The SSL library is nobody's core business, yet every business depends on it. Most libraries are just infrastructure, way down, that we build stuff on. Core business has a specific meaning:
> the business activity that is main source of a company's profits and success
Maintaining libraries is not the core business of those that use those libraries, most of the time. That's why people use libraries.
This is it an either/or: you can find the problem libraries and submit the work back upstream so you don’t have to maintain it. Then, for the upstream that don’t cooperate, fork temporarily until you find an alternative.
To their point, all of this is not trivial. You could just compile as x86 and be done with in in 5 minutes, assuming the performance hit is acceptable.
> long-term maintenance cost if upstream accepts the patch
When they said "maintain", I read it as short term, doing this if and when for all libraries down the dependency chain. Or, compile as x86, and wait until external resources push for the support.

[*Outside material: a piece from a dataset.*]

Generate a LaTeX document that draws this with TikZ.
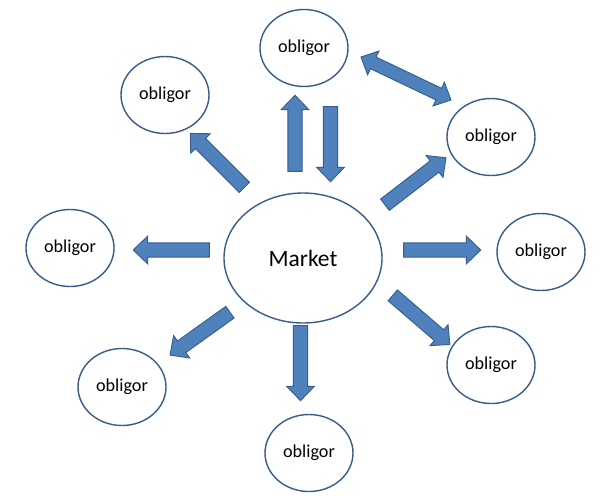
\documentclass[tikz,border=0pt]{standalone}
\usepackage{fontspec}
\setmainfont{Carlito}
\usepackage{xcolor}
\usepackage{tikz}
\usetikzlibrary{shapes,shapes.geometric,shapes.arrows}

\definecolor{arrowblue}{HTML}{4F81BD}
\definecolor{edgeblue}{HTML}{385D8A}

\begin{document}
\begin{tikzpicture}[x=0.03cm, y=-0.03cm]
  % Market and obligors
  \tikzstyle{obligor} = [ellipse, draw=edgeblue, line width=1.2pt, fill=white, minimum width=2.64cm, minimum height=2.31cm, inner sep=0pt, font=\fontsize{15.5}{18}\selectfont]
  \tikzstyle{market} = [ellipse, draw=edgeblue, line width=1.2pt, fill=white, minimum width=4.74cm, minimum height=3.9cm, inner sep=0pt, font=\fontsize{20}{24}\selectfont]
  \tikzstyle{blockarrow} = [single arrow, draw=edgeblue, fill=arrowblue, line width=0.8pt, inner sep=0.2cm, minimum width=0pt, single arrow head extend=0.2cm, single arrow tip angle=88]
  \tikzstyle{twowayarrow} = [double arrow, draw=edgeblue, fill=arrowblue, line width=0.8pt, inner sep=0.18cm, minimum width=0pt, double arrow head extend=0.2cm, double arrow tip angle=88]

  \useasboundingbox (0,0) rectangle (610,495);

  \node[market] (market) at (303,258) {Market};

  \node[obligor] (obN)  at (304,48)  {obligor};
  \node[obligor] (obNW) at (165,95)  {obligor};
  \node[obligor] (obNE) at (491,137) {obligor};
  \node[obligor] (obW)  at (70,248)  {obligor};
  \node[obligor] (obE)  at (541,252) {obligor};
  \node[obligor] (obSE) at (491,365) {obligor};
  \node[obligor] (obSW) at (122,387) {obligor};
  \node[obligor] (obS)  at (309,453) {obligor};

  % Block arrows
  \node[blockarrow, minimum height=2.28cm, rotate=90]     (toN)  at (295,137)   {};
  \node[blockarrow, minimum height=2.25cm, rotate=-90]    (fromN) at (330.5,140.5) {};
  \node[twowayarrow, minimum height=2.99cm, rotate=-25.5] (linkNE) at (406,78.5) {};
  \node[blockarrow, minimum height=2.29cm, rotate=135]    (toNW) at (220,163)   {};
  \node[blockarrow, minimum height=2.31cm, rotate=37.6]   (toNE) at (412.5,183.5) {};
  \node[blockarrow, minimum height=2.28cm, rotate=180]    (toW)  at (175,250)   {};
  \node[blockarrow, minimum height=2.31cm, rotate=0]      (toE)  at (438.5,250) {};
  \node[blockarrow, minimum height=2.26cm, rotate=-40.7]  (toSE) at (418.5,317.5) {};
  \node[blockarrow, minimum height=2.25cm, rotate=-90]    (toS)  at (300.5,359.5) {};
  \node[blockarrow, minimum height=2.21cm, rotate=-144.4] (toSW) at (203,331.5) {};

\end{tikzpicture}
\end{document}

This seems to be an artifact of using Qt Creator. Generally speaking it is just a matter of running the same compilation steps with different targets (so long as you don't have arch-specific stuff in there like reliance on aliasing behavior or specialized simd, of course). Qt uses just about the most complicated build process I've seen outside of Xcode/objective-c++.
I'm curious to compare what the GTK build process looks like as a universal binary; I think RawTherapee has done it.